Forgotten Algorithm – Dataset Merge using hi-lo merge

One of the algorithms that I learned when I worked on Cobol and C was how to merge two datasets. At that time programmers called it the hi-lo algorithm. I learned it because I had to use it in a lot of different programs. The basic premise of this algorithm is to join two or more datasets based on some pre-defined criteria.

Merge Sample

I put a sample above where two datasets are merged to create a new dataset. It is a very efficient looping as the entire thing runs on O(n) complexity.

Algorithm Basics

I am adding below the steps for this algorithm,

  • Sort both dataset on the sort key
  • Open both lists, and iterate one item at a time using two counters
  • If the items match,
    • Add the newer message to merge list
    • Increment both counters to read next record from list
  • If item only exists in left list,
    • Add this record to merge list
    • Increment the counter for the left list only
  • If items only exists in right list,
    • Add this record to merge list
    • Increment the counter for the right list only
  • Keep on repeating till we exhaust both lists

I will present next a real use case where I had to use this algorithm recently.

Example Implementation

I use a offline password store extensively. Since it is offline, and I work out of different machines, there is always a tendency of this database going out of sync between the different machines. I plan to use a NAS drive to keep the DB, but that also does not solve the problem when I am out of my home. All of these just because I do not want my passwords to be stored online :).

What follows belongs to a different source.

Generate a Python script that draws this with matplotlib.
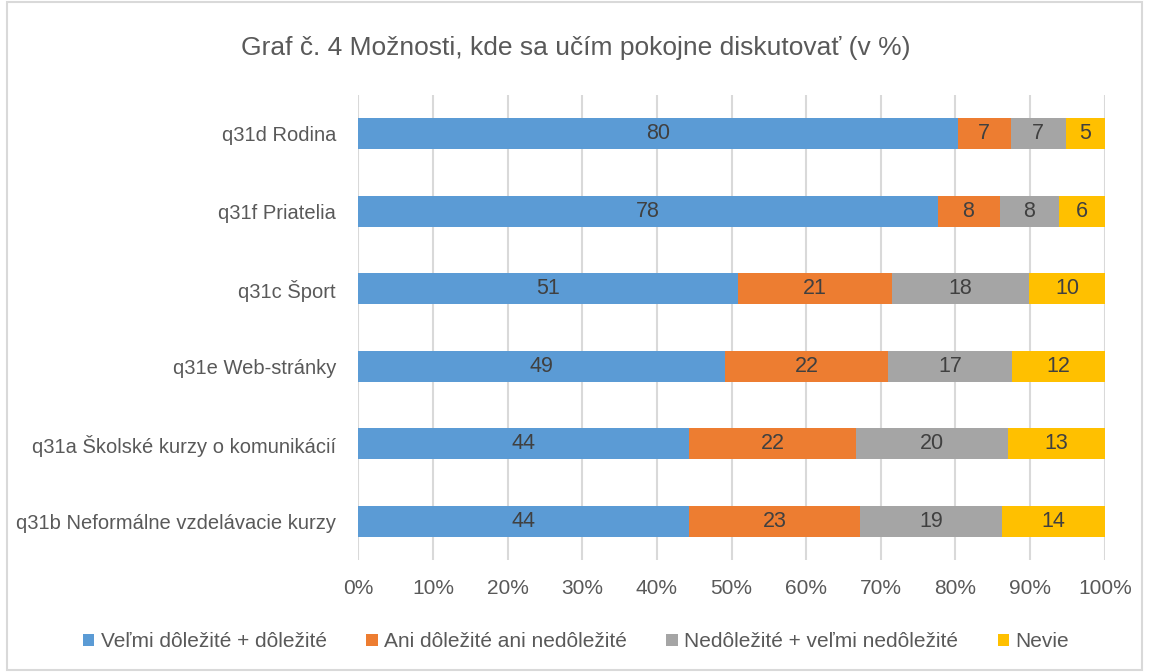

Anyway, I digress. After I came back from vacation one of these password databases was all out of sync from my master database. So, I had to merge the databases – and the first thing I remember was the way we used to merge using Cobol.

The structure of the data looks as follows,

title:     Some name for the entry
user:      Username for the site
password:  Password
url:       URL for the site
groups:    Add to the group
created:   When was this created?
modified:  When was this modified?
notes:     Notes
tags:      Tags

What we are doing in this is to get two copies of the data files and merge them based on the algorithm defined above.

Algorithm Implementation

We will define couple of utility functions before we start the main implementation. The first one is for loading a file into a specific structure.

@staticmethod
def load_file(flname):
  fl_array = []
  with open(flname) as csvfile:
    flreader = csv.reader(csvfile, delimiter=',', quotechar='"')
    for flrow in flreader:
      rec = {
        'title': flrow[0],
        'user': flrow[1],
        'password': flrow[2],
        'url': flrow[3],
        'groups': flrow[4],
        'created': flrow[5],
        'modified': flrow[6],
        'notes': flrow[7].replace('"', "'"),
        'tags': flrow[8]
      }
      fl_array.append(rec)

      fl_array = sorted(fl_array, key=lambda ele: (ele['groups'], ele['title']))
      return fl_array

In the code above, we load the file into appropriate structure, sort it by groups (primary) and title (secondary). It is not required to sort in that order, any sort order should be okay. We have to use the appropriate sort order based on business requirement.

The second function we need is to compare dates.

@staticmethod
def compare_dates(d1, d2):
  dt1 = datetime.datetime.strptime(d1, '%m/%d/%Y %I:%M %p')
  dt2 = datetime.datetime.strptime(d2, '%m/%d/%Y %I:%M %p')
  return dt1 > dt2

Now we start the real algorithms. First step is to load both the files and count the number of records in each one of them.

f1arr = CompareFiles.load_file(f1name)
f2arr = CompareFiles.load_file(f2name)

f1len = len(f1arr)
f2len = len(f2arr)

Now the following has to be done while we keep on looping the files,

# Read record and extract key (f1/ f2 are counters)
rec1 = f1arr[f1]
rec2 = f2arr[f2]

key1 = rec1['groups'] + '-' + rec1['title']
key2 = rec2['groups'] + '-' + rec2['title']

If both the records are same (key match), then we check the newer record and store. Since it was a match, we will also increment both counters.

if CompareFiles.compare_dates(rec1['modified'], rec2['modified']):
    # Record 1 is newer
    final_list.append(rec1)
else:
    final_list.append(rec2)

# Increment both counters
f1 += 1
f2 += 1

Next option is record does not exist in one of the files. In this case we append the record to final list and increment only the counter for that file.

elif key1 > key2:
    # Record 2 does not exist in File 1
    final_list.append(rec2)
    f2 += 1
else:
    # Record 1 does not exist in File 1
    final_list.append(rec1)
    f1 += 1

Finally, we have the exit criteria to break the loop. This is very simple. We just check if both the counters exceeded the total number of records in file, we break.

if f1 >= f1len and f2 >= f2len:
    break_loop = True

Finally we will return the full array that we were storing.

Conclusion

So this is the full implementation for hi-lo algorithm. It is one of the efficient algorithms for merging two different datasets. Hope you find this useful somewhere. Ciao for now.